Conversus private equity halts new investments to farm out cash
Dutch-listed fund of private equity funds Conversus Capital is to end all new private equity investments and return cash flows to shareholders via quarterly distributions, starting with a return of $100m this month.
Because CC’s management responsibilities will not be as great under the new strategy, the fund’s management fees will be cut by 25% to 0.75% for invested assets, and 0.375% for unfunded commitments.
The so-called ‘permanent harvesting strategy’ follows an announcement from the $1.3bn portfolio last month, that the manager was considering changing the investment strategy in light of market conditions, CC’s discount to net asset value (currently 28%) and “ongoing discussions with shareholders”.
Conversus has already operated one harvest strategy, from mid-2009 to early this year, and the investment companies team at Royal Bank of Scotland said CC’s assets could be “substantially realised through organic distributions within five years.
“Clearly, if the manager uses the private equity secondaries market to sell selected assets – and we think it likely that [Conversus] will receive worthy bids for assets going forward, given the high quality and mature nature of the portfolio’s investments, then this could materially expedite the realisation process. However, we caution against prospective investors viewing this opportunity as a short-term liquidation story.”
Under the harvest strategy, Conversus will keep seeking to maximize long-term value for investors, including opportunistic sales of assets.
Managers will hope its discount to NAV narrows from 28% as its coffers become more cash-rich. The average listed private equity fund of funds trades at a 34% discount to NAV, only slightly narrower than the sector’s average 37.4% discount over 12 months, according to Royal Bank of Scotland.
As at 31 July, CC had outstanding commitments of $494m, and net cash of $146m, or 8% of NAV, with which RBS said the company could “easily fund the planned $100m shareholder distribution”.
Following the distribution, CC will have net cash equal to 2% of NAV and a commitment cover of 78% – “in line with the peer group average,” RBS said in a regular note on listed private equity funds.
“We would expect the company to grow its cash reserves again quickly following the forthcoming distribution. One of the major differentiators between CC and [peers] is the maturity of this portfolio and the significant underlying positive cash flow trends that have resulted over the course of this year.”

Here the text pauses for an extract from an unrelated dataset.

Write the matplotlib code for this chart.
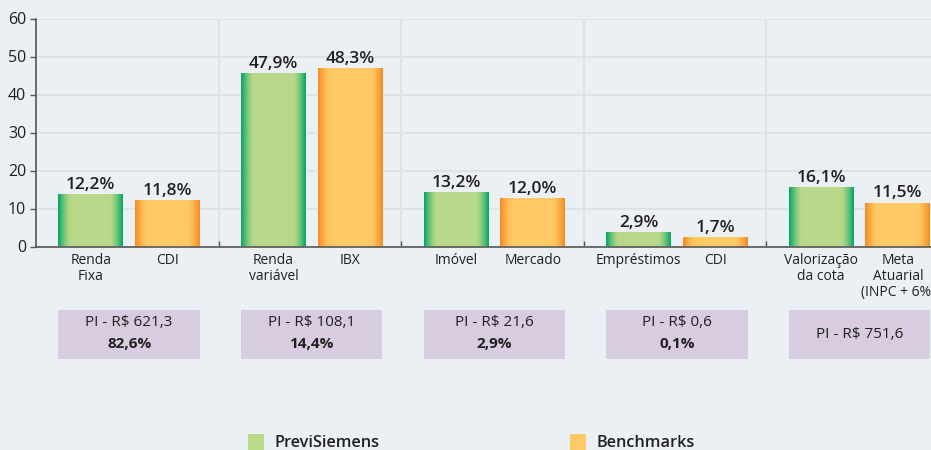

RBS’s team said from January to 31 July, CC funded capital calls of $104m, made one direct investment for $5m and received gross inflows of $362m, resulting in net cash inflows of $253m. This exceeds the monthly run-rate of 2010, in which the company received net inflows of $354m over the calendar year.
“If market conditions remain supportive, we believe total net inflows for calendar year 2011 could potentially exceed $400m, providing further momentum for the NAV as well as fuelling further distributions to shareholders.”
RBS said it thought if a growth strategy were reinstated at CC, this would be alongside a strategy allowing investors to reinvest.